For those who are following the bird flu story, you already know that the influenza virus likes α-2, 6 sialic acid linkages while the bird virus likes α-2, 3 sialic acid linkages. So we are two thirds of the way to explaining this since we know that the "2" refers to attachment at the carbon #2 in the ring while the α part refers to whether the linkage is above or below the plane of the ring. The other number in α-2, 6 or α-2, 3 (the 6 and the 3) is the number of the carbon atom on the sugar that the sialic acid links to via the α-linkage. The sugar important for us is called galactose, which has 6 carbons. The sialic acid at the tip of the chain can be linked to the next in line almost-at-the-tip galactose either at galactose's carbon #6 or its carbon #3.

Here is what the sialic acid - galactose linkage looks like, on the left a 2, 6 linkage and on the right both a 2, 8 [we didn't discuss this] and a 2, 3 linkage.


The letter R on the right of the galactose unit stands for the rest of the oligosaccharide, a chain of variable amounts of sugar units that ends at the protein's amino acid. If you compare the shapes of the α-2, 6 and the α-2, 3 linkages (ignore the α-2, 8 part) you will see that they are different, one is straighter and one is slightly bent, and it is those differences that the HA protein of the bird influenza versus the human influenza virus notices when it is looking for a place to grab on to.

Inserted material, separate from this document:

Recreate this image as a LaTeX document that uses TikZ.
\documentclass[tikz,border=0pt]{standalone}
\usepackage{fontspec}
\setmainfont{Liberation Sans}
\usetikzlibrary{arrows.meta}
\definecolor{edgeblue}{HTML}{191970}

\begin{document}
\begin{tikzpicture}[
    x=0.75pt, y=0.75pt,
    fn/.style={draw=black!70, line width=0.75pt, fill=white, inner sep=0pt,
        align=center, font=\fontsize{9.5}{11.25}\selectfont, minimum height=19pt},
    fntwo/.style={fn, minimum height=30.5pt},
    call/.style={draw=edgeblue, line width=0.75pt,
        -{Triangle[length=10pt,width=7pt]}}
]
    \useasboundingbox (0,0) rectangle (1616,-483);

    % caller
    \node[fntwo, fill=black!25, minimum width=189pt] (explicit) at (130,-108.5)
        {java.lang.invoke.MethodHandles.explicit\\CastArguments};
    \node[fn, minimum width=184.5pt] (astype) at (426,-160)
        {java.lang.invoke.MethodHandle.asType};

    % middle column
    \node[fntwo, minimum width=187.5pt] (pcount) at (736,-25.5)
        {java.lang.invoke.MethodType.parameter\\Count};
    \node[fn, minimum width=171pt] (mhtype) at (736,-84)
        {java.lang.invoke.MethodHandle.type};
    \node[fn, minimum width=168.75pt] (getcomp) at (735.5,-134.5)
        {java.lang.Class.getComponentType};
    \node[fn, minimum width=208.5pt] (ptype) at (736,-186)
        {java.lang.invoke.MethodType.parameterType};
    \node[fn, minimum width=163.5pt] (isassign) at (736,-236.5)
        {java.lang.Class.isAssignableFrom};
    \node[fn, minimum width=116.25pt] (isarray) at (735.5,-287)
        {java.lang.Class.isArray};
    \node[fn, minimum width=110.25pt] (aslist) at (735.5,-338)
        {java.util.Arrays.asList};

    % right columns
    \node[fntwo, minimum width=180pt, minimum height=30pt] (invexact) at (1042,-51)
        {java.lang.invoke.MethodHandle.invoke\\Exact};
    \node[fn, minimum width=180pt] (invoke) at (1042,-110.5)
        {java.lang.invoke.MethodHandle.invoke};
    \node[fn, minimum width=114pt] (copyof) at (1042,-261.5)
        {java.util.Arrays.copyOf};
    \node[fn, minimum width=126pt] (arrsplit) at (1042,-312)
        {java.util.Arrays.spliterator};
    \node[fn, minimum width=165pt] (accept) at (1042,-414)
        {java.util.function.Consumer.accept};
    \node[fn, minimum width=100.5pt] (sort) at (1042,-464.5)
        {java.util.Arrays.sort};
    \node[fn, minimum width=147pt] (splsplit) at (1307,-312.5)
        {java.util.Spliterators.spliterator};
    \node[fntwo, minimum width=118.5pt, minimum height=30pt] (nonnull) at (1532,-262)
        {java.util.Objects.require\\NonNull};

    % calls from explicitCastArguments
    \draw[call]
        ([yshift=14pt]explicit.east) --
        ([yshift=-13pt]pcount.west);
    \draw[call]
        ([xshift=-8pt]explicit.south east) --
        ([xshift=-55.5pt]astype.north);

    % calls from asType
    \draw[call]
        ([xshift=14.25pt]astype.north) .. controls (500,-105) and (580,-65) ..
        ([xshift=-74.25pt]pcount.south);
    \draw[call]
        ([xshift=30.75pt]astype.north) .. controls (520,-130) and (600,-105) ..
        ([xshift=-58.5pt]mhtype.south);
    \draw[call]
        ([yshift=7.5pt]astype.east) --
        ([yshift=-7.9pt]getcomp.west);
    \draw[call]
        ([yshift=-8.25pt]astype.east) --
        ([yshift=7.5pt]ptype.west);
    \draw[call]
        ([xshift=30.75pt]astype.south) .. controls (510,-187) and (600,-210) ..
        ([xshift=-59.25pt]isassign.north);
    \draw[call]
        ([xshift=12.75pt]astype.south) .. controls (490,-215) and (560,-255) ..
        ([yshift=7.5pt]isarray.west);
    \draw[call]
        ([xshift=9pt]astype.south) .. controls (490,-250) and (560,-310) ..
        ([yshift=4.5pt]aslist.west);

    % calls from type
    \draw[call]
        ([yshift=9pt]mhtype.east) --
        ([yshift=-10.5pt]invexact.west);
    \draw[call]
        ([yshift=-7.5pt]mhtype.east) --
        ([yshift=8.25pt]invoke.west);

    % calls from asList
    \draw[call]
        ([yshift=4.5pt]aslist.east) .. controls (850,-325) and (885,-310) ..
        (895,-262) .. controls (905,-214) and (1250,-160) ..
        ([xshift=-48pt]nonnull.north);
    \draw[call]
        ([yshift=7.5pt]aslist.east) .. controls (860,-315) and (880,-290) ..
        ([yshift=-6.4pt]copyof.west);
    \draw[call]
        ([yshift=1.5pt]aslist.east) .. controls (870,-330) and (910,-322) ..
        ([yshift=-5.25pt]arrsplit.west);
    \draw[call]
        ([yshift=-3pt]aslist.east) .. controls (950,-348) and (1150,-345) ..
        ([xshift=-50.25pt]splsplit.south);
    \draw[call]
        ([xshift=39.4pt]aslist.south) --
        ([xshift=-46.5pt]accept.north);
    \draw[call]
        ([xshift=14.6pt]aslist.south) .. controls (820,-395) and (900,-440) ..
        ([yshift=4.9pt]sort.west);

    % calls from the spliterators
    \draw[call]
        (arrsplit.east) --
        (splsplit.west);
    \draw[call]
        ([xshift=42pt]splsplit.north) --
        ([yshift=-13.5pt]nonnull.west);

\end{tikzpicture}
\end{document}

The whole assembly: [sialic acid] connected to [galactose] connected to [remaining oligosaccharide] connected to the membrane anchored [protein] is called a glycoprotein. Here is a cartoon picture of sialic acid tipped glycoproteins (it's hard to see but those are all little "Sia" on the leaves of the tree in the middle):


The sialic acid is the thing the influenza virus is looking to grab onto via its hemagglutinin (HA) protein spike that protrudes from its surface (for additional explanation of the viral proteins, see our write-up, Influenza Primer II at The Flu Wiki).

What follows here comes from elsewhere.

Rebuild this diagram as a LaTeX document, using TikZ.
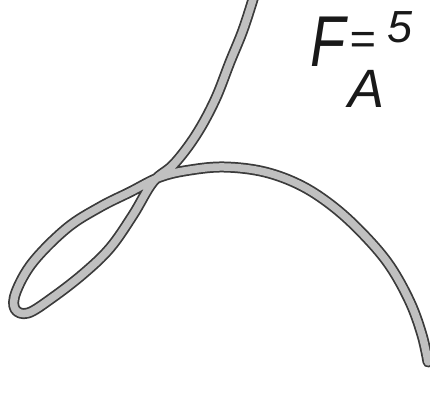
\documentclass[tikz,border=0pt]{standalone}
\usepackage{fontspec}
\setmainfont{Liberation Sans}
\usetikzlibrary{calc}
\definecolor{strokegray}{RGB}{192,192,192}
\definecolor{inkblack}{RGB}{25,25,25}

\begin{document}
\begin{tikzpicture}[x=1pt,y=-1pt,
  rope/.style={line cap=round,line join=round},
  hand/.style={inkblack,font=\itshape,inner sep=0pt}]
  \useasboundingbox (0,0) rectangle (430,408);
  % the loop curve, outline first then the gray core
  \def\looppath{plot[smooth,tension=0.6] coordinates {
    (254,-4) (243,30) (230,62) (215,100) (196,135) (174,164) (153,182)
    (133,215) (110,248) (83,274) (52,298) (28,313) (15,309) (16,292)
    (33,262) (67,228) (100,207) (130,192) (160,177) (190,170) (225,167)
    (265,172) (302,186) (335,208) (365,236) (390,266) (410,302)
    (422,335) (428,362)}}
  \draw[rope,inkblack!85,line width=11pt] \looppath;
  \draw[rope,strokegray,line width=7.5pt] \looppath;
  % handwritten labels
  \node[hand,anchor=base west] (force) at (310,66)
    {\fontsize{72}{72}\selectfont\scalebox{0.8}[1]{F}\hspace{4pt}%
     \fontsize{45}{45}\selectfont\raisebox{12pt}{=}\hspace{12pt}\raisebox{24pt}{5}};
  \node[hand,anchor=south west] (area) at (348,108)
    {\fontsize{54}{54}\selectfont A};
\end{tikzpicture}
\end{document}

As an analogy, the virus is looking for a specific "street address" of the house that has the kind of lock it has a key for. It knows the number is "34" (sialic acid) and that it is on a green background (attached to a galactose) and that it is on the right side of the door (as opposed to being above the door or to the left of the door or somewhere else). The orientation with respect to the door is like the linkage (α 2, 3 or 2, 6 or 2, 8 for example). When it sees the right address it rings the bell (and other things happen which we haven't discussed but which lead to the door opening).

By the way, the alternative name for sialic acid, neuraminic acid, might remind you of the name of the other protein spike on the flu virus, neuraminidase. The neuriminidase protein on the virus is an enzyme, and any enzyme with the suffix -ase indicates it splits things off, in this case neuraminic or sialic acid (it is also sometimes called a sialidase). We'll see more of this in a later post (I hope).

Here's a summary. What we have done so far is explain (in the first post) what the surface of a cell looks like to a virus (it is covered with a pattern of sugar chains that the cell uses for a variety of purposes) and then in this post looked in more detail at a common sugar at the tips of some of these sugar chains that the flu virus is "looking for" as a place to grab onto preparatory to entering a cell and infecting it. That sugar, sialic acid, has a numbering scheme and a shape and attaches to another sugar (galactose) closer in through its own #2 carbon to either the #3 carbon (birds) or #6 carbon (humans) via a link that hooks in below the plane of the sialic acid ring (an α-linkage). The difference between hooking to either #3 or #6 of galactose makes the sugar chain look different to the virus.

There is still more to this story, however, which will have to wait for another post.